____ DATASET EXTRACT
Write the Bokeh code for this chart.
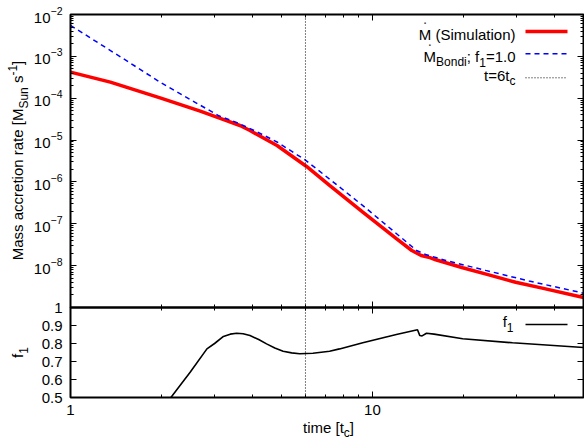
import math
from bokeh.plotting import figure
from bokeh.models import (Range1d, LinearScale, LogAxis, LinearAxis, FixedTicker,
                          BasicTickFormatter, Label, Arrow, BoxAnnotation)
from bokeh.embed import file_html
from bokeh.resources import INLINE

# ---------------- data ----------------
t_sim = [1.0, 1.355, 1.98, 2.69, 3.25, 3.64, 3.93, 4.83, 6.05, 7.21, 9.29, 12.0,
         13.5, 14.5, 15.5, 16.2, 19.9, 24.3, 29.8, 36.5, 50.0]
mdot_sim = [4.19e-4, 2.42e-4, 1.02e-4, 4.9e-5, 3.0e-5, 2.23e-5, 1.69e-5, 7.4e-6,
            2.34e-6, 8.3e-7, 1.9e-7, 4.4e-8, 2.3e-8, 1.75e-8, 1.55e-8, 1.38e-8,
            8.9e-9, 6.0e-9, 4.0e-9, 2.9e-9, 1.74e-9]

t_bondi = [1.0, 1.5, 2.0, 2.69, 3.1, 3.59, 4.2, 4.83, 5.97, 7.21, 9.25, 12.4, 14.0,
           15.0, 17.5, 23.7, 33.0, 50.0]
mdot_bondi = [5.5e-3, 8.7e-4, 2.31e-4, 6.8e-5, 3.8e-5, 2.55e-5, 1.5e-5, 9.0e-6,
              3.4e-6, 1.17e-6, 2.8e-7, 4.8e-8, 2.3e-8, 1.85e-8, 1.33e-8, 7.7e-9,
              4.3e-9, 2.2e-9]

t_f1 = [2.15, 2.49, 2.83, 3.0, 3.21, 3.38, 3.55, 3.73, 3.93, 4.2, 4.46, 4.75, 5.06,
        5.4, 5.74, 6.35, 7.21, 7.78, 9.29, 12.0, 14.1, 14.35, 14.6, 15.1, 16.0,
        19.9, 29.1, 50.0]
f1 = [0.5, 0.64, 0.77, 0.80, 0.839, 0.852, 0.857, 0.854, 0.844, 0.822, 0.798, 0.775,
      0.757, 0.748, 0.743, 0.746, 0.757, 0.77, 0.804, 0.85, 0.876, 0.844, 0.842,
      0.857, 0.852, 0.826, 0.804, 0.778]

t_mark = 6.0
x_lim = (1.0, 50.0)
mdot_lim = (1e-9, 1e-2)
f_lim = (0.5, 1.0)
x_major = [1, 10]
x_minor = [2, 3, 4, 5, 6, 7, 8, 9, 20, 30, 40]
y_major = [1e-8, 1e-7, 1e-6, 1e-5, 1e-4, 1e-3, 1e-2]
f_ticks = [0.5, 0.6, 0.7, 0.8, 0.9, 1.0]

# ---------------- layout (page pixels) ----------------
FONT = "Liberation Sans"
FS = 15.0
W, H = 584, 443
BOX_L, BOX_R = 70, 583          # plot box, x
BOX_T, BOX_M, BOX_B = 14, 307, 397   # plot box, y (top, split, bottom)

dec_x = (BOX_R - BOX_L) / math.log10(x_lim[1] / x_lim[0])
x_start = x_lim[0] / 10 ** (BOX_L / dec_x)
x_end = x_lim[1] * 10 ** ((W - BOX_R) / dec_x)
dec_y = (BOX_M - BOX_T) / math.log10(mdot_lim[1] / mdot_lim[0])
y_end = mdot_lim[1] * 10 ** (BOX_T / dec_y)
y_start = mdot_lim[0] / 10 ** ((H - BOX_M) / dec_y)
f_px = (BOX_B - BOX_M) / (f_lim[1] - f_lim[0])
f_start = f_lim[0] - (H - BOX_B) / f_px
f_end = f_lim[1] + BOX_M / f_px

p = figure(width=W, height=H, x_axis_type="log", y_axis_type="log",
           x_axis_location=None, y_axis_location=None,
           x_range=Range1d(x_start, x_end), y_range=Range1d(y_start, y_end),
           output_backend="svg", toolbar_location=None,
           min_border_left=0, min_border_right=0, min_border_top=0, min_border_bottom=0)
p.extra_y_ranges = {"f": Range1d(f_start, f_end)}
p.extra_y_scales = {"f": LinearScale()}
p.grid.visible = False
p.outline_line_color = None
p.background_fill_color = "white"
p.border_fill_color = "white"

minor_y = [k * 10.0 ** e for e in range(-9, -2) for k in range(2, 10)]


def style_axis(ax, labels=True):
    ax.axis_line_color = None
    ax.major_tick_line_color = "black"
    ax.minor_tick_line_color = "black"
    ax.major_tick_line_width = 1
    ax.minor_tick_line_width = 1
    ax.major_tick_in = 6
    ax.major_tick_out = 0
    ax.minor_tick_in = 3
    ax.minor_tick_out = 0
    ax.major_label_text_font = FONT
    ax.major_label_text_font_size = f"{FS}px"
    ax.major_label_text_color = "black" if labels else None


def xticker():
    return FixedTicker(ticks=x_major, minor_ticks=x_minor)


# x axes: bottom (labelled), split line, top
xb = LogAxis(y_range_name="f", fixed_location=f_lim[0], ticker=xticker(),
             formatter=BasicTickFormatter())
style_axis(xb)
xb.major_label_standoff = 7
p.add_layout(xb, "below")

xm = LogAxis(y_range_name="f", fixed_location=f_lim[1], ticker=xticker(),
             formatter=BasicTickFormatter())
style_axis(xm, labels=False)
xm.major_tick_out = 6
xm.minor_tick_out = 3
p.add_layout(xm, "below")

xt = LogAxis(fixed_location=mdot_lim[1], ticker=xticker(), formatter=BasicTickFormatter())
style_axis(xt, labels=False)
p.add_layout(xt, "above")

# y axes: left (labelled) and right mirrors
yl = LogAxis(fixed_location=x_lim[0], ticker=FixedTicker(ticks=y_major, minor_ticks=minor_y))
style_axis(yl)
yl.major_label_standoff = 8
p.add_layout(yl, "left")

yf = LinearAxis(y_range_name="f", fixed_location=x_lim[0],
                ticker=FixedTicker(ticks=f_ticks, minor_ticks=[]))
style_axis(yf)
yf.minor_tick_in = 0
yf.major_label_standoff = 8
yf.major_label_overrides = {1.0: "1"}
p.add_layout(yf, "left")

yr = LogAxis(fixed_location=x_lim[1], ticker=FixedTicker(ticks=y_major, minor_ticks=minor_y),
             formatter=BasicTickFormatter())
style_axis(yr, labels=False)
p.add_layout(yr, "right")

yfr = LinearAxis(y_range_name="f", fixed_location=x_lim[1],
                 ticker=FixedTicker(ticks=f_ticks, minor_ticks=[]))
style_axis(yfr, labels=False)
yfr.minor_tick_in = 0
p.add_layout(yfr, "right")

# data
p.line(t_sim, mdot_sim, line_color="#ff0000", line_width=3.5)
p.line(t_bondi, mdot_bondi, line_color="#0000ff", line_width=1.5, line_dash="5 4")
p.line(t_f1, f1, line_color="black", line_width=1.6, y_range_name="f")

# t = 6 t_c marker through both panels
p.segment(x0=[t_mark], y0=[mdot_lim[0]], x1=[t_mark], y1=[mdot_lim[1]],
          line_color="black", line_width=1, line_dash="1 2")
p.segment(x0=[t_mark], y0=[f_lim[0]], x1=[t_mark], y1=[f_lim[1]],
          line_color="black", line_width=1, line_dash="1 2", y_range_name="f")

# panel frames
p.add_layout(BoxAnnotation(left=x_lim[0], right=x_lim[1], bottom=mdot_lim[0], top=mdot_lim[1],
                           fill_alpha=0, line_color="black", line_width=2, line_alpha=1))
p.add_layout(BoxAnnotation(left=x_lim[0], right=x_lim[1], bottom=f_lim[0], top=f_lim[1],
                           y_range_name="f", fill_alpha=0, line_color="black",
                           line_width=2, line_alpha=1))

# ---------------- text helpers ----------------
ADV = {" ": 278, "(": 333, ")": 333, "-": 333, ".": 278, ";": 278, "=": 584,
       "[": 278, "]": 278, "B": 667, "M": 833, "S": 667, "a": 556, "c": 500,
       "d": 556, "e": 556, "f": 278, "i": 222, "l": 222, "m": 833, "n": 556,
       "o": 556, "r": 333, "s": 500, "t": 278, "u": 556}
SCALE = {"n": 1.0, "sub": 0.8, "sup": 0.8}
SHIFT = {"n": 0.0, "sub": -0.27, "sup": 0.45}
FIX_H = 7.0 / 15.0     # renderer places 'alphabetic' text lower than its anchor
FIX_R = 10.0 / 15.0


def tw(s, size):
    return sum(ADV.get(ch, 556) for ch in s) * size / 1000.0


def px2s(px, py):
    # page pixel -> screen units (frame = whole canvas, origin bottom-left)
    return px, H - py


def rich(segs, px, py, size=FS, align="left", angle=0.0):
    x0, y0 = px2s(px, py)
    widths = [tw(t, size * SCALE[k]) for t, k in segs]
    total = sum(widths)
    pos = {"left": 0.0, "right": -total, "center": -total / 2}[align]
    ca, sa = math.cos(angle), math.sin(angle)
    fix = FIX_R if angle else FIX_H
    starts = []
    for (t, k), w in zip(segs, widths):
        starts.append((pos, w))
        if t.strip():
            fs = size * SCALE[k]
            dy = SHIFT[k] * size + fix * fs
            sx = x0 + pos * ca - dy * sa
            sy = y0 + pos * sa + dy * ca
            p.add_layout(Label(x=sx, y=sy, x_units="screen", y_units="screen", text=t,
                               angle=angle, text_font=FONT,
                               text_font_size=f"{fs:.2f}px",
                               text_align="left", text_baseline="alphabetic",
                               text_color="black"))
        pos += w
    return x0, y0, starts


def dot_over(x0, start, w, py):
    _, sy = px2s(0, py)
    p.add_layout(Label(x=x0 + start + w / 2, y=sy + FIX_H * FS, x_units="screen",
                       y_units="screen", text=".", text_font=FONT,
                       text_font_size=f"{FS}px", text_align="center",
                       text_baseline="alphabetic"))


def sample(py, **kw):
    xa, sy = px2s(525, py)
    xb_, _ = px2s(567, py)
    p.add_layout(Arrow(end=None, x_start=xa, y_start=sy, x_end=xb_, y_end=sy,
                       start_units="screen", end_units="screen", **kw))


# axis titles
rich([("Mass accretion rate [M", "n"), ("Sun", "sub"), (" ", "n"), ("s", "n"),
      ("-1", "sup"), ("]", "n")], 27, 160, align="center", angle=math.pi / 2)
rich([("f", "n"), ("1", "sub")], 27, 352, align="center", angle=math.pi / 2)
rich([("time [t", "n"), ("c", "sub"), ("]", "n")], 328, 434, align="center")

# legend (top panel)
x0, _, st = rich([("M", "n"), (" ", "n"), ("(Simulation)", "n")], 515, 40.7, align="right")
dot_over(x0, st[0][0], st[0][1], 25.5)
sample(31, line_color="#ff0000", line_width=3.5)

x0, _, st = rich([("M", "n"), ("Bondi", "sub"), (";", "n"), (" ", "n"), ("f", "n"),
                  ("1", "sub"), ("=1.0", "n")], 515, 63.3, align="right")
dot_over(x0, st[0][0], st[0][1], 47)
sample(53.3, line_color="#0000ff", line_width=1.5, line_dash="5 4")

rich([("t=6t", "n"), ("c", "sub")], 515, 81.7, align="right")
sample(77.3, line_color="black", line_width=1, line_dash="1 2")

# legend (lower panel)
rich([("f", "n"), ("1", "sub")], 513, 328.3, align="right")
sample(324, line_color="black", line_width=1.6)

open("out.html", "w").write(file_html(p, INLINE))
________
Go from the first line of the listing to the line holding "0.857, 0.852, 0.826, 0.804, 0.778]" and, please, transcribe those lines exactly, both included, with no pictures.

FINISHED EXERCISE ::
Write the Bokeh code for this chart.
import math
from bokeh.plotting import figure
from bokeh.models import (Range1d, LinearScale, LogAxis, LinearAxis, FixedTicker,
                          BasicTickFormatter, Label, Arrow, BoxAnnotation)
from bokeh.embed import file_html
from bokeh.resources import INLINE

# ---------------- data ----------------
t_sim = [1.0, 1.355, 1.98, 2.69, 3.25, 3.64, 3.93, 4.83, 6.05, 7.21, 9.29, 12.0,
         13.5, 14.5, 15.5, 16.2, 19.9, 24.3, 29.8, 36.5, 50.0]
mdot_sim = [4.19e-4, 2.42e-4, 1.02e-4, 4.9e-5, 3.0e-5, 2.23e-5, 1.69e-5, 7.4e-6,
            2.34e-6, 8.3e-7, 1.9e-7, 4.4e-8, 2.3e-8, 1.75e-8, 1.55e-8, 1.38e-8,
            8.9e-9, 6.0e-9, 4.0e-9, 2.9e-9, 1.74e-9]

t_bondi = [1.0, 1.5, 2.0, 2.69, 3.1, 3.59, 4.2, 4.83, 5.97, 7.21, 9.25, 12.4, 14.0,
           15.0, 17.5, 23.7, 33.0, 50.0]
mdot_bondi = [5.5e-3, 8.7e-4, 2.31e-4, 6.8e-5, 3.8e-5, 2.55e-5, 1.5e-5, 9.0e-6,
              3.4e-6, 1.17e-6, 2.8e-7, 4.8e-8, 2.3e-8, 1.85e-8, 1.33e-8, 7.7e-9,
              4.3e-9, 2.2e-9]

t_f1 = [2.15, 2.49, 2.83, 3.0, 3.21, 3.38, 3.55, 3.73, 3.93, 4.2, 4.46, 4.75, 5.06,
        5.4, 5.74, 6.35, 7.21, 7.78, 9.29, 12.0, 14.1, 14.35, 14.6, 15.1, 16.0,
        19.9, 29.1, 50.0]
f1 = [0.5, 0.64, 0.77, 0.80, 0.839, 0.852, 0.857, 0.854, 0.844, 0.822, 0.798, 0.775,
      0.757, 0.748, 0.743, 0.746, 0.757, 0.77, 0.804, 0.85, 0.876, 0.844, 0.842,
      0.857, 0.852, 0.826, 0.804, 0.778]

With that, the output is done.